═══ DATASET SECTION ═══
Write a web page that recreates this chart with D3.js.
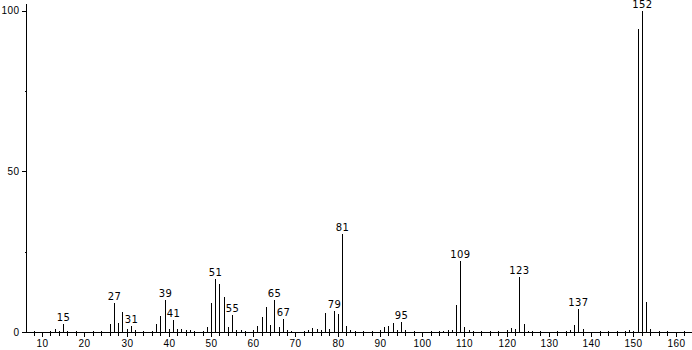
<!DOCTYPE html>
<html lang="en">
<head>
  <meta charset="UTF-8">
  <title>Mass spectrum</title>
  <style>
    body { margin: 0; background: #fff; }
    svg { display: block; font-family: "DejaVu Sans", sans-serif; }
    .peak { stroke: #000; stroke-width: 1; shape-rendering: crispEdges; }
    .axis line, .axis path { stroke: #000; shape-rendering: crispEdges; }
    .lbl { font-size: 10px; fill: #000; letter-spacing: 0.4px; }
  </style>
</head>
<body>
  <div id="chart"></div>
  <script src="https://cdn.jsdelivr.net/npm/d3@7"></script>
  <script>
    // m/z values and relative intensity
    var mz = [13, 15, 26, 27, 28, 29, 30, 31, 32, 37, 38, 39, 40, 41, 42, 43, 44, 45,
      49, 50, 51, 52, 53, 54, 55, 56, 57, 60, 61, 62, 63, 64, 65, 66, 67, 68, 69,
      73, 74, 75, 76, 77, 78, 79, 80, 81, 82, 83, 90, 91, 92, 93, 94, 95, 96,
      105, 106, 107, 108, 109, 110, 111, 120, 121, 122, 123, 124, 125,
      135, 136, 137, 138, 149, 150, 151, 152, 153, 154];
    var intensity = [0.8, 2.5, 2.4, 8.9, 2.7, 6.1, 0.8, 1.9, 0.5, 2.5, 5.0, 10.0, 0.8, 3.7, 0.8, 1.0, 0.6, 0.5,
      1.6, 9.1, 16.4, 14.9, 10.8, 1.6, 5.3, 0.6, 0.5, 0.5, 1.9, 4.8, 7.9, 2.3, 10.0, 1.6, 4.0, 0.5, 0.4,
      0.6, 1.2, 1.0, 0.6, 6.0, 1.0, 6.6, 5.6, 30.6, 1.9, 0.5, 0.5, 1.5, 1.9, 2.7, 0.6, 3.1, 0.5,
      0.4, 0.5, 0.7, 8.4, 22.1, 1.5, 0.5, 0.5, 1.1, 1.0, 17.0, 2.5, 0.4,
      0.6, 2.3, 7.0, 0.8, 0.5, 0.4, 94.1, 100, 9.4, 0.8];
    var labelled = [15, 27, 31, 39, 41, 51, 55, 65, 67, 79, 81, 95, 109, 123, 137, 152];
    var xTicks = [10, 20, 30, 40, 50, 60, 70, 80, 90, 100, 110, 120, 130, 140, 150, 160];
    var yTicks = [0, 50, 100];

    var W = 692, H = 350;
    var svg = d3.select('#chart').append('svg').attr('width', W).attr('height', H);

    var x = d3.scaleLinear().domain([6.2, 163.4]).range([26, 690]);
    var y = d3.scaleLinear().domain([0, 100]).range([332, 10.5]);
    var px = function (v) { return Math.round(x(v)) + 0.5; };

    var peaks = mz.map(function (m, i) { return { m: m, v: intensity[i] }; });

    // peaks
    svg.selectAll('line.peak')
      .data(peaks)
      .enter()
      .append('line')
      .attr('class', 'peak')
      .attr('x1', function (d) { return px(d.m); })
      .attr('x2', function (d) { return px(d.m); })
      .attr('y1', y(0))
      .attr('y2', function (d) { return y(d.v); });

    // peak labels
    svg.selectAll('text.plbl')
      .data(peaks.filter(function (d) { return labelled.indexOf(d.m) >= 0; }))
      .enter()
      .append('text')
      .attr('class', 'lbl')
      .attr('x', function (d) { return px(d.m); })
      .attr('y', function (d) { return y(d.v) - 3; })
      .attr('text-anchor', 'middle')
      .text(function (d) { return d.m; });

    // x axis
    var xAxis = d3.axisBottom(x).tickValues(xTicks).tickSize(4).tickSizeOuter(0).tickPadding(3);
    var gx = svg.append('g').attr('class', 'axis').attr('transform', 'translate(0,' + (y(0) + 0.5) + ')').call(xAxis);
    gx.select('.domain').attr('d', 'M26,0H692');
    gx.selectAll('text').attr('class', 'lbl').style('font-family', null).style('font-size', null);
    gx.selectAll('.tick').attr('transform', function (d) { return 'translate(' + px(d) + ',0)'; });
    // minor ticks every 2
    var minor = d3.range(8, 164, 2).filter(function (v) { return v % 10 !== 0; });
    gx.selectAll('line.minor')
      .data(minor)
      .enter()
      .append('line')
      .attr('class', 'minor')
      .attr('x1', px).attr('x2', px)
      .attr('y1', -2).attr('y2', 3);

    // y axis
    var yAxis = d3.axisLeft(y).tickValues(yTicks).tickSize(5).tickSizeOuter(0).tickPadding(2);
    var gy = svg.append('g').attr('class', 'axis').attr('transform', 'translate(26.5,0)').call(yAxis);
    gy.select('.domain').attr('d', 'M0,' + y(102) + 'V' + (y(0) + 0.5));
    gy.selectAll('text').attr('class', 'lbl').style('font-family', null).style('font-size', null);
    gy.selectAll('line.minor')
      .data([25, 75])
      .enter()
      .append('line')
      .attr('class', 'minor')
      .attr('x1', -2).attr('x2', 0)
      .attr('y1', function (d) { return Math.round(y(d)) + 0.5; })
      .attr('y2', function (d) { return Math.round(y(d)) + 0.5; });
  </script>
</body>
</html>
═══
*BRIEF*: Omitting all images, print the listing exactly.

*THE ANSWER*:
Write a web page that recreates this chart with D3.js.
<!DOCTYPE html>
<html lang="en">
<head>
  <meta charset="UTF-8">
  <title>Mass spectrum</title>
  <style>
    body { margin: 0; background: #fff; }
    svg { display: block; font-family: "DejaVu Sans", sans-serif; }
    .peak { stroke: #000; stroke-width: 1; shape-rendering: crispEdges; }
    .axis line, .axis path { stroke: #000; shape-rendering: crispEdges; }
    .lbl { font-size: 10px; fill: #000; letter-spacing: 0.4px; }
  </style>
</head>
<body>
  <div id="chart"></div>
  <script src="https://cdn.jsdelivr.net/npm/d3@7"></script>
  <script>
    // m/z values and relative intensity
    var mz = [13, 15, 26, 27, 28, 29, 30, 31, 32, 37, 38, 39, 40, 41, 42, 43, 44, 45,
      49, 50, 51, 52, 53, 54, 55, 56, 57, 60, 61, 62, 63, 64, 65, 66, 67, 68, 69,
      73, 74, 75, 76, 77, 78, 79, 80, 81, 82, 83, 90, 91, 92, 93, 94, 95, 96,
      105, 106, 107, 108, 109, 110, 111, 120, 121, 122, 123, 124, 125,
      135, 136, 137, 138, 149, 150, 151, 152, 153, 154];
    var intensity = [0.8, 2.5, 2.4, 8.9, 2.7, 6.1, 0.8, 1.9, 0.5, 2.5, 5.0, 10.0, 0.8, 3.7, 0.8, 1.0, 0.6, 0.5,
      1.6, 9.1, 16.4, 14.9, 10.8, 1.6, 5.3, 0.6, 0.5, 0.5, 1.9, 4.8, 7.9, 2.3, 10.0, 1.6, 4.0, 0.5, 0.4,
      0.6, 1.2, 1.0, 0.6, 6.0, 1.0, 6.6, 5.6, 30.6, 1.9, 0.5, 0.5, 1.5, 1.9, 2.7, 0.6, 3.1, 0.5,
      0.4, 0.5, 0.7, 8.4, 22.1, 1.5, 0.5, 0.5, 1.1, 1.0, 17.0, 2.5, 0.4,
      0.6, 2.3, 7.0, 0.8, 0.5, 0.4, 94.1, 100, 9.4, 0.8];
    var labelled = [15, 27, 31, 39, 41, 51, 55, 65, 67, 79, 81, 95, 109, 123, 137, 152];
    var xTicks = [10, 20, 30, 40, 50, 60, 70, 80, 90, 100, 110, 120, 130, 140, 150, 160];
    var yTicks = [0, 50, 100];

    var W = 692, H = 350;
    var svg = d3.select('#chart').append('svg').attr('width', W).attr('height', H);

    var x = d3.scaleLinear().domain([6.2, 163.4]).range([26, 690]);
    var y = d3.scaleLinear().domain([0, 100]).range([332, 10.5]);
    var px = function (v) { return Math.round(x(v)) + 0.5; };

    var peaks = mz.map(function (m, i) { return { m: m, v: intensity[i] }; });

    // peaks
    svg.selectAll('line.peak')
      .data(peaks)
      .enter()
      .append('line')
      .attr('class', 'peak')
      .attr('x1', function (d) { return px(d.m); })
      .attr('x2', function (d) { return px(d.m); })
      .attr('y1', y(0))
      .attr('y2', function (d) { return y(d.v); });

    // peak labels
    svg.selectAll('text.plbl')
      .data(peaks.filter(function (d) { return labelled.indexOf(d.m) >= 0; }))
      .enter()
      .append('text')
      .attr('class', 'lbl')
      .attr('x', function (d) { return px(d.m); })
      .attr('y', function (d) { return y(d.v) - 3; })
      .attr('text-anchor', 'middle')
      .text(function (d) { return d.m; });

    // x axis
    var xAxis = d3.axisBottom(x).tickValues(xTicks).tickSize(4).tickSizeOuter(0).tickPadding(3);
    var gx = svg.append('g').attr('class', 'axis').attr('transform', 'translate(0,' + (y(0) + 0.5) + ')').call(xAxis);
    gx.select('.domain').attr('d', 'M26,0H692');
    gx.selectAll('text').attr('class', 'lbl').style('font-family', null).style('font-size', null);
    gx.selectAll('.tick').attr('transform', function (d) { return 'translate(' + px(d) + ',0)'; });
    // minor ticks every 2
    var minor = d3.range(8, 164, 2).filter(function (v) { return v % 10 !== 0; });
    gx.selectAll('line.minor')
      .data(minor)
      .enter()
      .append('line')
      .attr('class', 'minor')
      .attr('x1', px).attr('x2', px)
      .attr('y1', -2).attr('y2', 3);

    // y axis
    var yAxis = d3.axisLeft(y).tickValues(yTicks).tickSize(5).tickSizeOuter(0).tickPadding(2);
    var gy = svg.append('g').attr('class', 'axis').attr('transform', 'translate(26.5,0)').call(yAxis);
    gy.select('.domain').attr('d', 'M0,' + y(102) + 'V' + (y(0) + 0.5));
    gy.selectAll('text').attr('class', 'lbl').style('font-family', null).style('font-size', null);
    gy.selectAll('line.minor')
      .data([25, 75])
      .enter()
      .append('line')
      .attr('class', 'minor')
      .attr('x1', -2).attr('x2', 0)
      .attr('y1', function (d) { return Math.round(y(d)) + 0.5; })
      .attr('y2', function (d) { return Math.round(y(d)) + 0.5; });
  </script>
</body>
</html>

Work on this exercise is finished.